** Start Information provided **

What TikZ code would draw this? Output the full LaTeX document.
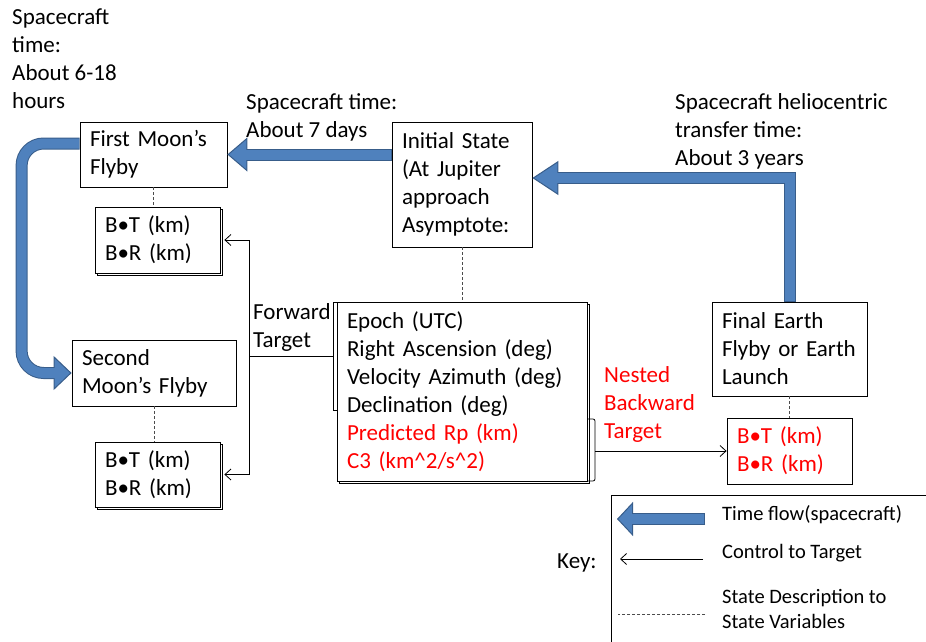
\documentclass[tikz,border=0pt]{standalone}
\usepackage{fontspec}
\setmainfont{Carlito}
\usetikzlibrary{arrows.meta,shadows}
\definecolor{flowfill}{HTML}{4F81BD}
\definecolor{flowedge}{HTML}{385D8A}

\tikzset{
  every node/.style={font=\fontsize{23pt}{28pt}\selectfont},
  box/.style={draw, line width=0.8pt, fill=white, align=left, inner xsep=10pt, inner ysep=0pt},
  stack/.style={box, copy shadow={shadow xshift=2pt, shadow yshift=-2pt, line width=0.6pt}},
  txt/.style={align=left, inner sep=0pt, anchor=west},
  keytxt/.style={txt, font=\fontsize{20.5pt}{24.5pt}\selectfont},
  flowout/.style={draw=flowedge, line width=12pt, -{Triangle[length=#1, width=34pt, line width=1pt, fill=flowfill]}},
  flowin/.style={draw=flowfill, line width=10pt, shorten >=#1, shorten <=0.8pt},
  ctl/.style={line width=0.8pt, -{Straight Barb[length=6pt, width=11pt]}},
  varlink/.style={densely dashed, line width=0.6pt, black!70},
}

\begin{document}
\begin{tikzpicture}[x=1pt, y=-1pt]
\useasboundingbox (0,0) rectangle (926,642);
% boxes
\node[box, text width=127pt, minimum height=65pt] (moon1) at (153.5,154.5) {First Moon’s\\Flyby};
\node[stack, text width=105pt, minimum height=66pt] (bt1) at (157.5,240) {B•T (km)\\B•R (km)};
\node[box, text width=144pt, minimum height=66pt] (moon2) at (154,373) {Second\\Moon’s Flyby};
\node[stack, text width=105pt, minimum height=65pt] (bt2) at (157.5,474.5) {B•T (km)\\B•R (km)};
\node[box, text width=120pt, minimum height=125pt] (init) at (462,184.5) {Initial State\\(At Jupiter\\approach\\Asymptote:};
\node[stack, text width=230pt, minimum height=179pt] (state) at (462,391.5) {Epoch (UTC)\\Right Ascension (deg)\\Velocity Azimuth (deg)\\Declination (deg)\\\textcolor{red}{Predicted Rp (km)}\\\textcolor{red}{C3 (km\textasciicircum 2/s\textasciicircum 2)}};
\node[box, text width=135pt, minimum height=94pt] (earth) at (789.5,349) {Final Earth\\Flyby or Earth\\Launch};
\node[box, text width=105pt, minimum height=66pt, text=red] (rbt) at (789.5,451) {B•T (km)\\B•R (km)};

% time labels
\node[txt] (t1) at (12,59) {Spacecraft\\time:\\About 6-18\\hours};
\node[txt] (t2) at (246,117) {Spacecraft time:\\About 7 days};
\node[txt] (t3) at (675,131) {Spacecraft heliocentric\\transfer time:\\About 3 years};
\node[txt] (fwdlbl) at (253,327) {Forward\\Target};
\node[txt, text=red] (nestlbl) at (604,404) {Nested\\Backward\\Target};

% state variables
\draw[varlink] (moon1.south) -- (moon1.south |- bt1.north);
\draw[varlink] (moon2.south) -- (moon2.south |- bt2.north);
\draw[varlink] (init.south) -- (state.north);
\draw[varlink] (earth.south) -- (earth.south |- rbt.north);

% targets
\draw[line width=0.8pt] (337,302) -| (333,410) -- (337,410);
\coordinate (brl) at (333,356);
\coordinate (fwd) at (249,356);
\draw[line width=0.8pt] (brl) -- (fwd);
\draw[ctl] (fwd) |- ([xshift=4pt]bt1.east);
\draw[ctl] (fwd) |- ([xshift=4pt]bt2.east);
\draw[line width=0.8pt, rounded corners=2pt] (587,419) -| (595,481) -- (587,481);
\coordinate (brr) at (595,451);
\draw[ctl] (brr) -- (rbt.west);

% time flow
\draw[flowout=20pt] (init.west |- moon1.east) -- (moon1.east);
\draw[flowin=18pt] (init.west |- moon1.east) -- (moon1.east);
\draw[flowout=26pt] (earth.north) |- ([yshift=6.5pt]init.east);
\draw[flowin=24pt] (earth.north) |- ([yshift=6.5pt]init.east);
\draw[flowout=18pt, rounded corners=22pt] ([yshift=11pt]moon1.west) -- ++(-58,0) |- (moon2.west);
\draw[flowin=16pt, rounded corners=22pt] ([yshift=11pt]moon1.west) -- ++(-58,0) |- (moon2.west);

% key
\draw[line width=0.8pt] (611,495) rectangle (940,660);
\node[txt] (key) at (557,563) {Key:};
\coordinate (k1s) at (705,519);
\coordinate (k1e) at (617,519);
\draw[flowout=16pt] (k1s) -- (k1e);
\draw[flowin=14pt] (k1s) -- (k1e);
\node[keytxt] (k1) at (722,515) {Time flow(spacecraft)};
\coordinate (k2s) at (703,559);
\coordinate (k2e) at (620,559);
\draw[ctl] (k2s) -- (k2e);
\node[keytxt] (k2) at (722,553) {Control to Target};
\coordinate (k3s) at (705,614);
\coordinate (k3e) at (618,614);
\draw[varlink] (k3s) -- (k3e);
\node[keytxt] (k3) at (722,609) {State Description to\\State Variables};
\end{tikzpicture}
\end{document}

** End Information provided **

### Task
Every line of the material is to be quoted exactly, with no pictures carried over.

### In response
What TikZ code would draw this? Output the full LaTeX document.
\documentclass[tikz,border=0pt]{standalone}
\usepackage{fontspec}
\setmainfont{Carlito}
\usetikzlibrary{arrows.meta,shadows}
\definecolor{flowfill}{HTML}{4F81BD}
\definecolor{flowedge}{HTML}{385D8A}

\tikzset{
  every node/.style={font=\fontsize{23pt}{28pt}\selectfont},
  box/.style={draw, line width=0.8pt, fill=white, align=left, inner xsep=10pt, inner ysep=0pt},
  stack/.style={box, copy shadow={shadow xshift=2pt, shadow yshift=-2pt, line width=0.6pt}},
  txt/.style={align=left, inner sep=0pt, anchor=west},
  keytxt/.style={txt, font=\fontsize{20.5pt}{24.5pt}\selectfont},
  flowout/.style={draw=flowedge, line width=12pt, -{Triangle[length=#1, width=34pt, line width=1pt, fill=flowfill]}},
  flowin/.style={draw=flowfill, line width=10pt, shorten >=#1, shorten <=0.8pt},
  ctl/.style={line width=0.8pt, -{Straight Barb[length=6pt, width=11pt]}},
  varlink/.style={densely dashed, line width=0.6pt, black!70},
}

\begin{document}
\begin{tikzpicture}[x=1pt, y=-1pt]
\useasboundingbox (0,0) rectangle (926,642);
% boxes
\node[box, text width=127pt, minimum height=65pt] (moon1) at (153.5,154.5) {First Moon’s\\Flyby};
\node[stack, text width=105pt, minimum height=66pt] (bt1) at (157.5,240) {B•T (km)\\B•R (km)};
\node[box, text width=144pt, minimum height=66pt] (moon2) at (154,373) {Second\\Moon’s Flyby};
\node[stack, text width=105pt, minimum height=65pt] (bt2) at (157.5,474.5) {B•T (km)\\B•R (km)};
\node[box, text width=120pt, minimum height=125pt] (init) at (462,184.5) {Initial State\\(At Jupiter\\approach\\Asymptote:};
\node[stack, text width=230pt, minimum height=179pt] (state) at (462,391.5) {Epoch (UTC)\\Right Ascension (deg)\\Velocity Azimuth (deg)\\Declination (deg)\\\textcolor{red}{Predicted Rp (km)}\\\textcolor{red}{C3 (km\textasciicircum 2/s\textasciicircum 2)}};
\node[box, text width=135pt, minimum height=94pt] (earth) at (789.5,349) {Final Earth\\Flyby or Earth\\Launch};
\node[box, text width=105pt, minimum height=66pt, text=red] (rbt) at (789.5,451) {B•T (km)\\B•R (km)};

% time labels
\node[txt] (t1) at (12,59) {Spacecraft\\time:\\About 6-18\\hours};
\node[txt] (t2) at (246,117) {Spacecraft time:\\About 7 days};
\node[txt] (t3) at (675,131) {Spacecraft heliocentric\\transfer time:\\About 3 years};
\node[txt] (fwdlbl) at (253,327) {Forward\\Target};
\node[txt, text=red] (nestlbl) at (604,404) {Nested\\Backward\\Target};

% state variables
\draw[varlink] (moon1.south) -- (moon1.south |- bt1.north);
\draw[varlink] (moon2.south) -- (moon2.south |- bt2.north);
\draw[varlink] (init.south) -- (state.north);
\draw[varlink] (earth.south) -- (earth.south |- rbt.north);

% targets
\draw[line width=0.8pt] (337,302) -| (333,410) -- (337,410);
\coordinate (brl) at (333,356);
\coordinate (fwd) at (249,356);
\draw[line width=0.8pt] (brl) -- (fwd);
\draw[ctl] (fwd) |- ([xshift=4pt]bt1.east);
\draw[ctl] (fwd) |- ([xshift=4pt]bt2.east);
\draw[line width=0.8pt, rounded corners=2pt] (587,419) -| (595,481) -- (587,481);
\coordinate (brr) at (595,451);
\draw[ctl] (brr) -- (rbt.west);

% time flow
\draw[flowout=20pt] (init.west |- moon1.east) -- (moon1.east);
\draw[flowin=18pt] (init.west |- moon1.east) -- (moon1.east);
\draw[flowout=26pt] (earth.north) |- ([yshift=6.5pt]init.east);
\draw[flowin=24pt] (earth.north) |- ([yshift=6.5pt]init.east);
\draw[flowout=18pt, rounded corners=22pt] ([yshift=11pt]moon1.west) -- ++(-58,0) |- (moon2.west);
\draw[flowin=16pt, rounded corners=22pt] ([yshift=11pt]moon1.west) -- ++(-58,0) |- (moon2.west);

% key
\draw[line width=0.8pt] (611,495) rectangle (940,660);
\node[txt] (key) at (557,563) {Key:};
\coordinate (k1s) at (705,519);
\coordinate (k1e) at (617,519);
\draw[flowout=16pt] (k1s) -- (k1e);
\draw[flowin=14pt] (k1s) -- (k1e);
\node[keytxt] (k1) at (722,515) {Time flow(spacecraft)};
\coordinate (k2s) at (703,559);
\coordinate (k2e) at (620,559);
\draw[ctl] (k2s) -- (k2e);
\node[keytxt] (k2) at (722,553) {Control to Target};
\coordinate (k3s) at (705,614);
\coordinate (k3e) at (618,614);
\draw[varlink] (k3s) -- (k3e);
\node[keytxt] (k3) at (722,609) {State Description to\\State Variables};
\end{tikzpicture}
\end{document}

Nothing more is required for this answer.